Your output is the lines from the first one to the one containing "5.8, 6.06, 6.32];", repeated exactly, with images left out.

[begin Information provided]

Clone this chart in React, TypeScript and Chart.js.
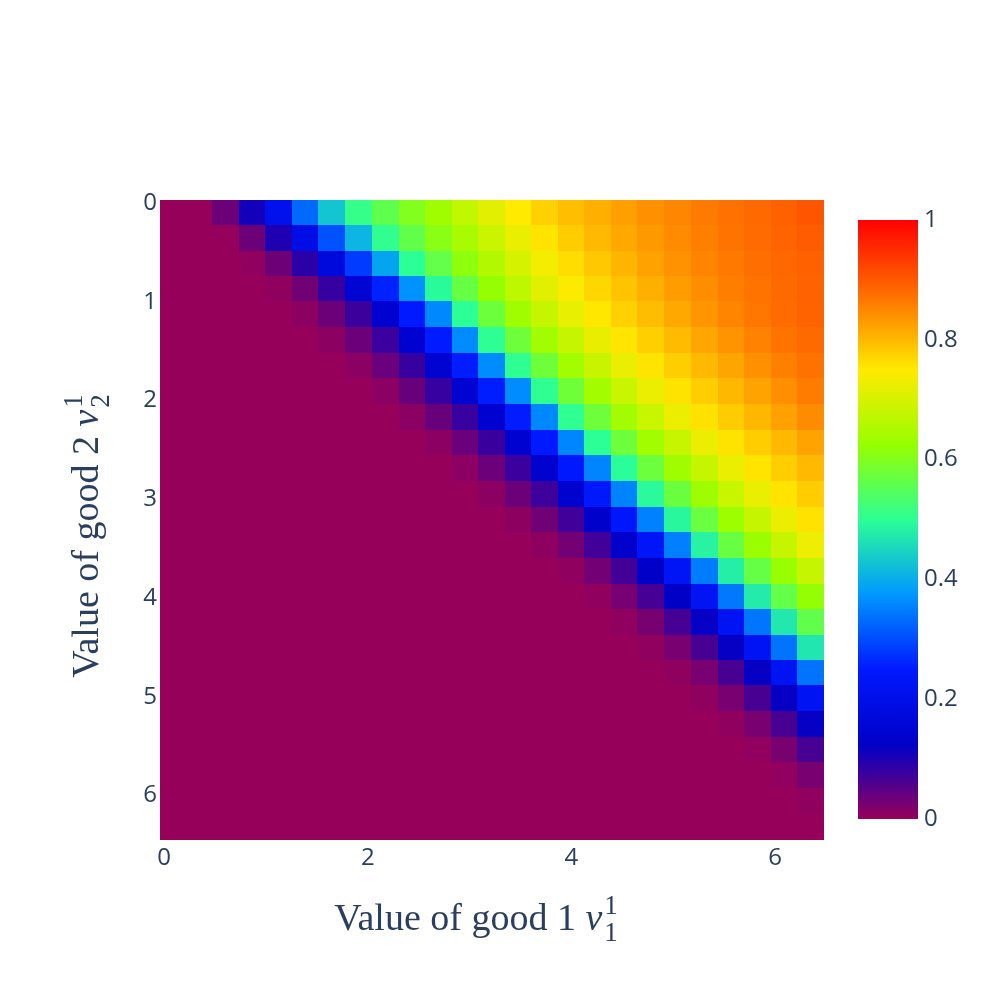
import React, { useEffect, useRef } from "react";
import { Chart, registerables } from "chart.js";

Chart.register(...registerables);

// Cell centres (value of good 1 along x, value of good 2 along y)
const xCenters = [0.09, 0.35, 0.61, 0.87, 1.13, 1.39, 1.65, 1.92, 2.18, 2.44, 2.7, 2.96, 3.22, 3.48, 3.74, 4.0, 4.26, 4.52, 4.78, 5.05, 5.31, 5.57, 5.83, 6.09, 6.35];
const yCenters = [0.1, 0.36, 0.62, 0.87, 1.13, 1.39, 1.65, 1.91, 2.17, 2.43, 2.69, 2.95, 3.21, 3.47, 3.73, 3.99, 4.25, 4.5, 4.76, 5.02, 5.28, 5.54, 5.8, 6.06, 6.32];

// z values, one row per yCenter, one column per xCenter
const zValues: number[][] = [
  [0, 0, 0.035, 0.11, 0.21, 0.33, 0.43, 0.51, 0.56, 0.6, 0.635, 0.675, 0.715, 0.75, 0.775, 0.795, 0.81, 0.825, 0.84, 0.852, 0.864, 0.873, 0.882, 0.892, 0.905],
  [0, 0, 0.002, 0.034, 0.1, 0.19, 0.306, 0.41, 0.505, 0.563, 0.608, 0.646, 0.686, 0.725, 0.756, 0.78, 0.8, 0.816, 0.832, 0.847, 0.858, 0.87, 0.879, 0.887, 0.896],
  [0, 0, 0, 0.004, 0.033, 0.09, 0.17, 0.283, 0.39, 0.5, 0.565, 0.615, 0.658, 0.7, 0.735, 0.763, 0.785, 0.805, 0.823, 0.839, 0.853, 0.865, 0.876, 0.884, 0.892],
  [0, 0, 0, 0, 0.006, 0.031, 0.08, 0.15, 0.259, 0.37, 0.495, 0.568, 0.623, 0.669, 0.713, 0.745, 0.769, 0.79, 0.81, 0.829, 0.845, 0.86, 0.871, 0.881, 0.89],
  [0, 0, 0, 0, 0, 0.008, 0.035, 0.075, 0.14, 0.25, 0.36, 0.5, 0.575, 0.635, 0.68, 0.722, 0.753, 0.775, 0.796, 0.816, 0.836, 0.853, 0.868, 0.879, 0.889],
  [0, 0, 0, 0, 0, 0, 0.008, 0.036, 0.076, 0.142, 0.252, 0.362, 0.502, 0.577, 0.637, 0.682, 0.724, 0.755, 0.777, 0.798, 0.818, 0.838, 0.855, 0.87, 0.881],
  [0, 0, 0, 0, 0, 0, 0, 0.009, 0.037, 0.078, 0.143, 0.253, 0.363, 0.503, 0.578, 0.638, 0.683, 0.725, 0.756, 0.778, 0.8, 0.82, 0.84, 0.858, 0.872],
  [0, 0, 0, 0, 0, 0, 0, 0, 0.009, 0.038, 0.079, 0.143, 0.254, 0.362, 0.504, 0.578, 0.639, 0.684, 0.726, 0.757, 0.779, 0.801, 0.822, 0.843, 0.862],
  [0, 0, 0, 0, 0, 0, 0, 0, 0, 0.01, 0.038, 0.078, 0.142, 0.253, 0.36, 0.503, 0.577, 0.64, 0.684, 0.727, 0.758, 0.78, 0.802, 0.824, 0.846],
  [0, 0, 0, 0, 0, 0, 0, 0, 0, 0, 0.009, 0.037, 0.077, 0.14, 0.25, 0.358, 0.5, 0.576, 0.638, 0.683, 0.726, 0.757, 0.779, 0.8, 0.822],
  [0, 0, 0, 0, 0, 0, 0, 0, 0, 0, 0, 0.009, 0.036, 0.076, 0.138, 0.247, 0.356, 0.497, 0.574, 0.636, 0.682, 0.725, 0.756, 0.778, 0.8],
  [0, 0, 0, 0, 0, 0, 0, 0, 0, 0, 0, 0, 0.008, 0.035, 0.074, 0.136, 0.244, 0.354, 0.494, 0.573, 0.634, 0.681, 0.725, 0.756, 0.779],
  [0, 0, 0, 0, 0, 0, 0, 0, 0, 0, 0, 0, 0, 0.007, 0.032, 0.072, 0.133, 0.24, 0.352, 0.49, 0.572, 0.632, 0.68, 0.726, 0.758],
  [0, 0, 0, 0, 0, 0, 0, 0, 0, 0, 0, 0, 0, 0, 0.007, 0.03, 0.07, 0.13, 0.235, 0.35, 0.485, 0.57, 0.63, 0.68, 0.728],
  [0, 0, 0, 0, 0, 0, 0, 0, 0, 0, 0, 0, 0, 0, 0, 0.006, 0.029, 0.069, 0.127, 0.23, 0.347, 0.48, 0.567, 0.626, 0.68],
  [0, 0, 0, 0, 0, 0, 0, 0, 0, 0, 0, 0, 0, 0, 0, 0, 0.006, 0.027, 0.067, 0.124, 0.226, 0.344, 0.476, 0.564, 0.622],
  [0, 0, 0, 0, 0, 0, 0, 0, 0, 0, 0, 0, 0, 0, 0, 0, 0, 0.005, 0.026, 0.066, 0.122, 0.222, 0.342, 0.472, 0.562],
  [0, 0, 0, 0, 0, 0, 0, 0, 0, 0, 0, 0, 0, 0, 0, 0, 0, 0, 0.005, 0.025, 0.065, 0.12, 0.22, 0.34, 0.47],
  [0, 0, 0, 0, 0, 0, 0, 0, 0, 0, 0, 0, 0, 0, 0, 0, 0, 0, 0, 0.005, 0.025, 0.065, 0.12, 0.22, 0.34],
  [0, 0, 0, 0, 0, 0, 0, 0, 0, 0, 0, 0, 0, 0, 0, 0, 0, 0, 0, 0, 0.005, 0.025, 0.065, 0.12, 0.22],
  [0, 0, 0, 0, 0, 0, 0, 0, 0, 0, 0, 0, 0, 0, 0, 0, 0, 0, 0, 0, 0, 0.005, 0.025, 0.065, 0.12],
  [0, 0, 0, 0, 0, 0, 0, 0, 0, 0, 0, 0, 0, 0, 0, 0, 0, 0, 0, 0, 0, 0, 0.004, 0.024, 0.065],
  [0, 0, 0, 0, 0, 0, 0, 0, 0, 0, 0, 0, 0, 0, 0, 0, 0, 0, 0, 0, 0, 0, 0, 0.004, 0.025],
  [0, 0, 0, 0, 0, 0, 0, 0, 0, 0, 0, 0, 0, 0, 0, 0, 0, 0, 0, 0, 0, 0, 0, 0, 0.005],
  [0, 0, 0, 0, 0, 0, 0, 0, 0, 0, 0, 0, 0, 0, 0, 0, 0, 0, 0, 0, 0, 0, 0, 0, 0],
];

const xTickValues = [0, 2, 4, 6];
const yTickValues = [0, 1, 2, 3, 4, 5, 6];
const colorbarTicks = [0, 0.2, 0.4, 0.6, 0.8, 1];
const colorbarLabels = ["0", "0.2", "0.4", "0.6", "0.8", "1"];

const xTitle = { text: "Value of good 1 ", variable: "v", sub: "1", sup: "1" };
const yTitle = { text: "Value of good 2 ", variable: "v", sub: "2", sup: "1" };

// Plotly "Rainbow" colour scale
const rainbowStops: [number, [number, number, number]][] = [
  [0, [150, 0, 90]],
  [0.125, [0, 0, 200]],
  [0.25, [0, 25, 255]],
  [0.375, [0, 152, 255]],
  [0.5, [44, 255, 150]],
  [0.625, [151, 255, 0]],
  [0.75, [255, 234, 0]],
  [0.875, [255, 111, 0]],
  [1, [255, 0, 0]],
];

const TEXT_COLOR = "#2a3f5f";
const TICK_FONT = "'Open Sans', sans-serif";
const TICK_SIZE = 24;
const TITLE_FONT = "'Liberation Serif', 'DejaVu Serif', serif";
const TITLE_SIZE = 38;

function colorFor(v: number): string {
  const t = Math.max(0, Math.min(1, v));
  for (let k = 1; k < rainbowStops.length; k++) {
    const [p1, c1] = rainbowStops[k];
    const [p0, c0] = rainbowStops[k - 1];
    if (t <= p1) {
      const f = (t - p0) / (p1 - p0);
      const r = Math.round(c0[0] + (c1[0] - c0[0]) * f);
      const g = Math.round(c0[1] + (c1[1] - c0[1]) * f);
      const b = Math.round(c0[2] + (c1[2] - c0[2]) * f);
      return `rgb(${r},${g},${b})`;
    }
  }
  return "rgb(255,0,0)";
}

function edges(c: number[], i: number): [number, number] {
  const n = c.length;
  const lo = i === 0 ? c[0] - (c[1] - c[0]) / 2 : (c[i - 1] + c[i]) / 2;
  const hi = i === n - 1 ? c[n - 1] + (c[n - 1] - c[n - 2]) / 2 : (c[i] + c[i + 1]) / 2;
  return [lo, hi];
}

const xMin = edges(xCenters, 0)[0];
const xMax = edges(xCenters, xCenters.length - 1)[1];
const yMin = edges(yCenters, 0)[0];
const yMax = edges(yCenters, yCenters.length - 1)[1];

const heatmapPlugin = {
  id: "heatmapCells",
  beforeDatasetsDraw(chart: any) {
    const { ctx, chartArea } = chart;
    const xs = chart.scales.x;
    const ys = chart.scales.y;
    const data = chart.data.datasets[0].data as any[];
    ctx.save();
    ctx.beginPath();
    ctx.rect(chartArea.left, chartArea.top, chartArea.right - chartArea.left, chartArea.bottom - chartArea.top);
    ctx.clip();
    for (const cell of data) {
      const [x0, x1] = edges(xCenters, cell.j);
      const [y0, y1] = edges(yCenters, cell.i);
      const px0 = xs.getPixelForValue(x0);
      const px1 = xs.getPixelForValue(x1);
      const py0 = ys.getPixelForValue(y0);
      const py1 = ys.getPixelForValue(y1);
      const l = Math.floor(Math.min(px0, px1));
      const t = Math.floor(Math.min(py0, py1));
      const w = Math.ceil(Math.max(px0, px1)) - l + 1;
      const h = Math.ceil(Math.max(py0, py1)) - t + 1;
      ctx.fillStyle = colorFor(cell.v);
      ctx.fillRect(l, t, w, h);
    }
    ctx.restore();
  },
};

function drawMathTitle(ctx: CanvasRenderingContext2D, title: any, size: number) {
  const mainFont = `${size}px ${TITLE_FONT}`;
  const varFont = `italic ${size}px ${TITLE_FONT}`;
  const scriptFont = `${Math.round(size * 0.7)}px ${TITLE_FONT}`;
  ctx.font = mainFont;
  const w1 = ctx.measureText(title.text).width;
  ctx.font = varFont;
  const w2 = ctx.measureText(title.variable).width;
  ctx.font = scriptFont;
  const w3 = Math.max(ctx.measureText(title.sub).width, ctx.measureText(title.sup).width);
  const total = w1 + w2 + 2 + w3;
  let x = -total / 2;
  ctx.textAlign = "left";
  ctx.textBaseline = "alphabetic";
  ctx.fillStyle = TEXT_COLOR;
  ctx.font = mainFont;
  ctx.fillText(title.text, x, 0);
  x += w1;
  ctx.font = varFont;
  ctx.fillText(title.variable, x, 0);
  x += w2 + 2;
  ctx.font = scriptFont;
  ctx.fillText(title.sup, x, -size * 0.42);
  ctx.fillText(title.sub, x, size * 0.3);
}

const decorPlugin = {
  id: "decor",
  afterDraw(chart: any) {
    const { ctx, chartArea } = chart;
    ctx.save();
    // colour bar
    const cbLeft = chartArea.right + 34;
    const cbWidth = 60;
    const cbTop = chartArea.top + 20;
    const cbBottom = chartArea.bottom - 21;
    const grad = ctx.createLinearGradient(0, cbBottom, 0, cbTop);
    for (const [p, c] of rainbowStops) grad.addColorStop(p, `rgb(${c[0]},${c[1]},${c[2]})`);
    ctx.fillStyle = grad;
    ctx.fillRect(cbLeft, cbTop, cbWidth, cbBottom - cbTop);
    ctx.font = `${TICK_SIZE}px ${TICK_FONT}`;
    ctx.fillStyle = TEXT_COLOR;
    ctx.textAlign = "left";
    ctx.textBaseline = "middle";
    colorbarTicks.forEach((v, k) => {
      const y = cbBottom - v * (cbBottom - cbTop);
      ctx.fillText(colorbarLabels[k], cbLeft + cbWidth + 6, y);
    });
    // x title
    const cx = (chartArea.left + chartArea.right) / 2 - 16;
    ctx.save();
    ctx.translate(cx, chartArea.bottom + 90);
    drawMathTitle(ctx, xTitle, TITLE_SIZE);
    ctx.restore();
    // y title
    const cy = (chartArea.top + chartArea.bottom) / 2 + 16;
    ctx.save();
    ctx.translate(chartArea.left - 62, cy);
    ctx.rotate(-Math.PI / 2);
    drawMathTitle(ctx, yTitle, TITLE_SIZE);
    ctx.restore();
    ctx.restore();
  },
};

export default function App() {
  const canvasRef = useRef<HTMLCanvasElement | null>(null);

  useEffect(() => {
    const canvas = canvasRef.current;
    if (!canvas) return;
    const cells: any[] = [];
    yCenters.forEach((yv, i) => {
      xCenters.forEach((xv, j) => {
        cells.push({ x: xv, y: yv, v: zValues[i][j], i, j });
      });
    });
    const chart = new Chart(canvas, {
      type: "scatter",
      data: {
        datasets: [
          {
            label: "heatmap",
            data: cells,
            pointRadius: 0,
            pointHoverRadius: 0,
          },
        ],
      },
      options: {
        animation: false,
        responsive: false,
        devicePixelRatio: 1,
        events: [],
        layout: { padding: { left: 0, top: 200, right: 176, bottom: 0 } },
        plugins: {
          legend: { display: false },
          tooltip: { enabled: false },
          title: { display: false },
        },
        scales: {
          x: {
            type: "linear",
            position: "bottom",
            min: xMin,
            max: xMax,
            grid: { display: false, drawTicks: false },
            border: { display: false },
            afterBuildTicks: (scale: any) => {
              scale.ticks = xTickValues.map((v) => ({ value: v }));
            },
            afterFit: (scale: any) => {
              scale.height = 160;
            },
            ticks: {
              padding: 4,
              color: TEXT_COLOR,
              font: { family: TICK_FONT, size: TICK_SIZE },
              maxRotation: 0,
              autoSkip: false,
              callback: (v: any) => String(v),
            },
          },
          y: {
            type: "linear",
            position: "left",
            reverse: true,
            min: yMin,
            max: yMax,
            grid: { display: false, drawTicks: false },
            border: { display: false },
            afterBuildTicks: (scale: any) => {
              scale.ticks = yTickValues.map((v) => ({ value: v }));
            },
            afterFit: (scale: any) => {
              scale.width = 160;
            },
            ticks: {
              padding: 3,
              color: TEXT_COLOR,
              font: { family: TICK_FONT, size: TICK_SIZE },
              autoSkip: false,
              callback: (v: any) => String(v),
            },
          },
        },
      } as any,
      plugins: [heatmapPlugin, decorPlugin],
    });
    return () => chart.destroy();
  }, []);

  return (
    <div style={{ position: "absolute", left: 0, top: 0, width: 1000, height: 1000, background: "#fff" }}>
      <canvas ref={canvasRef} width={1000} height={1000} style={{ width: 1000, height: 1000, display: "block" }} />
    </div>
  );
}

[end Information provided]

▸ Output of the exercise:
Clone this chart in React, TypeScript and Chart.js.
import React, { useEffect, useRef } from "react";
import { Chart, registerables } from "chart.js";

Chart.register(...registerables);

// Cell centres (value of good 1 along x, value of good 2 along y)
const xCenters = [0.09, 0.35, 0.61, 0.87, 1.13, 1.39, 1.65, 1.92, 2.18, 2.44, 2.7, 2.96, 3.22, 3.48, 3.74, 4.0, 4.26, 4.52, 4.78, 5.05, 5.31, 5.57, 5.83, 6.09, 6.35];
const yCenters = [0.1, 0.36, 0.62, 0.87, 1.13, 1.39, 1.65, 1.91, 2.17, 2.43, 2.69, 2.95, 3.21, 3.47, 3.73, 3.99, 4.25, 4.5, 4.76, 5.02, 5.28, 5.54, 5.8, 6.06, 6.32];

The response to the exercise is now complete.